You know what is really cool?  These two authors, Lewis and Tolkien, were friends!  They were both professors at Oxford University in England.  Through discussion and debate they influenced and supported each other, even when they didn’t agree with the other’s ideas.

The Invention of Hugo Cabret

The Invention of Hugo Cabret (Photo credit: Wikipedia)
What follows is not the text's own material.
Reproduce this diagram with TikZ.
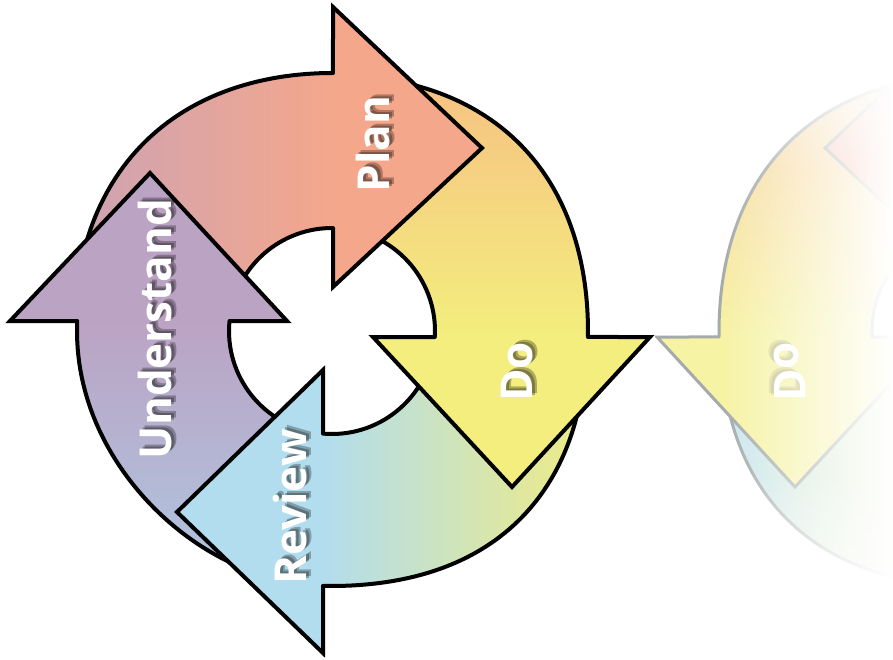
\documentclass[tikz,border=0pt]{standalone}
\usepackage{fontspec}
\newfontfamily\lblfont{Open Sans}
\usetikzlibrary{fadings,calc}
\definecolor{planL}{HTML}{CEA3B3}
\definecolor{planR}{HTML}{F4A78B}
\definecolor{doT}{HTML}{F6C283}
\definecolor{doB}{HTML}{F3EE7D}
\definecolor{revL}{HTML}{B2DDEE}
\definecolor{revR}{HTML}{EDEB88}
\definecolor{undT}{HTML}{BBA3C4}
\definecolor{undB}{HTML}{AEC5DF}
\definecolor{ghostline}{HTML}{7F8686}
\tikzset{
  ln/.style={draw=black, line width=4, line join=miter, line cap=round},
  lblfontstyle/.style={font=\lblfont\bfseries\fontsize{44}{44}\selectfont, rotate=90, inner sep=0pt, transform shape},
  lbl/.style={lblfontstyle, text=white},
  lblshadow/.style={lblfontstyle, text=black, opacity=0.28},
}
% #1 fill options, #2 R0, #3 bulge, #4 start angle, #5 outer end, #6 inner end
\newcommand\shaft[6]{%
  \fill[#1] plot[domain=#5:#4,samples=50] ({332+ro(\x,#2,#3)*cos(\x)},{331+ro(\x,#2,#3)*sin(\x)})
     -- plot[domain=#4:#6,samples=30] ({332+103*cos(\x)},{331+103*sin(\x)}) -- cycle;
  \draw[ln] plot[domain=#5:#4,samples=50] ({332+ro(\x,#2,#3)*cos(\x)},{331+ro(\x,#2,#3)*sin(\x)})
     -- plot[domain=#4:#6,samples=30] ({332+103*cos(\x)},{331+103*sin(\x)});
}
% #1 colour, #2 R0, #3 bulge, #4 outer end, #5 inner end, #6 outer corner, #7 tip, #8 inner corner, #9 back vector
\newcommand\headarrow[9]{%
  \coordinate (oe) at ({332+ro(#4,#2,#3)*cos(#4)},{331+ro(#4,#2,#3)*sin(#4)});
  \coordinate (ie) at ({332+103*cos(#5)},{331+103*sin(#5)});
  \fill[#1] (oe) -- (#6) -- (#7) -- (#8) -- (ie) -- ($(ie)!0.08!(oe)+#9$) -- ($(oe)!0.08!(ie)+#9$) -- cycle;
  \draw[ln] (oe) -- (#6) -- (#7) -- (#8) -- (ie);
}
% #1 name, #2 label text, #3 x, #4 y
\newcommand\arrowlabel[4]{%
  \node[lblshadow] at (#3+3,#4-2) {#2};
  \node[lblshadow] at (#3+5,#4-4) {#2};
  \node[lbl] (#1) at (#3,#4) {#2};
}
\newcommand\drawshapes{%
  \shaft{left color=planL,right color=planR}{258}{8}{195}{270.22}{270.56}
  \shaft{top color=doT,bottom color=doB}{256}{9}{285}{361.34}{363.34}
  \shaft{left color=revL,right color=revR}{255}{11}{15}{92.02}{95.01}
  \shaft{top color=undT,bottom color=undB}{255}{-4}{105}{182.25}{185.57}
  \headarrow{planR}{258}{8}{270.22}{270.56}{333,7}{482,148}{333,287}{(-3,0)}
  \headarrow{doB}{256}{9}{361.34}{363.34}{650,337}{512,487}{373,337}{(0,-3)}
  \headarrow{revL}{255}{11}{92.02}{95.01}{323,653}{177,512}{323,370}{(3,0)}
  \headarrow{undT}{255}{-4}{182.25}{185.57}{10,321}{150,173}{287,321}{(0,3)}
}
\begin{document}
\begin{tikzpicture}[x=1pt,y=-1pt,declare function={ro(\t,\a,\b)=\a+\b*sin(2*\t)*sin(2*\t);}]
\useasboundingbox (0,0) rectangle (893,659);
\fill[white] (0,0) rectangle (893,659);
% faded mirror image at the right edge
\begin{scope}
  \clip (655,0) rectangle (893,659);
  \begin{scope}[shift={(1307,0)},xscale=-1]
    \tikzset{ln/.style={draw=ghostline, line width=3, line join=miter, line cap=round},
             lblshadow/.style={lblfontstyle, text=black, opacity=0.15}}
    \drawshapes
    \arrowlabel{gdo}{Do}{517}{372}
  \end{scope}
  \fill[white,opacity=0.3] (655,0) rectangle (893,659);
  \fill[white,path fading=west] (720,0) rectangle (893,659);
  \fill[white,path fading=south] (655,0) rectangle (893,170);
  \fill[white,path fading=north] (655,470) rectangle (893,659);
\end{scope}
% main cycle
\drawshapes
\arrowlabel{plan}{Plan}{373}{144}
\arrowlabel{do}{Do}{517}{372}
\arrowlabel{review}{Review}{290}{507}
\arrowlabel{understand}{Understand}{155}{329}
\end{tikzpicture}
\end{document}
After those experiences, I started searching out book/movie connections.  I read all of the books about Oz, the original Mary Poppins books (did you even know there was more than one? It’s true!), The Wind in the Willows, and everything else I could match together.  And don’t get me started on my Harry Potter obsession!  Lately, I’ve been able to talk to my students about a recent book that was made into a movie.  The book is called The Invention of Hugo Cabret; the movie is just called “Hugo.”  They spoke very excitedly about the book and movie connection, which made me incredibly happy.  Although the book appears to be very long and is very heavy, it is full of the most amazing illustrations you will want to linger over and study.  Reading the book is very similar to watching a movie, and since the book itself is about movies, it’s just the coolest mash-up ever.  The author/illustrator, Brian Selznick, has another book called Wonderstruck as well, again full of his hand-drawn pictures.  Since they had already opened the door by mentioning both the book and the movie about Hugo, I was able to steer them on to Wonderstruck as well.

And that, that is how it starts.  However you get there, it’s never to late to read the book!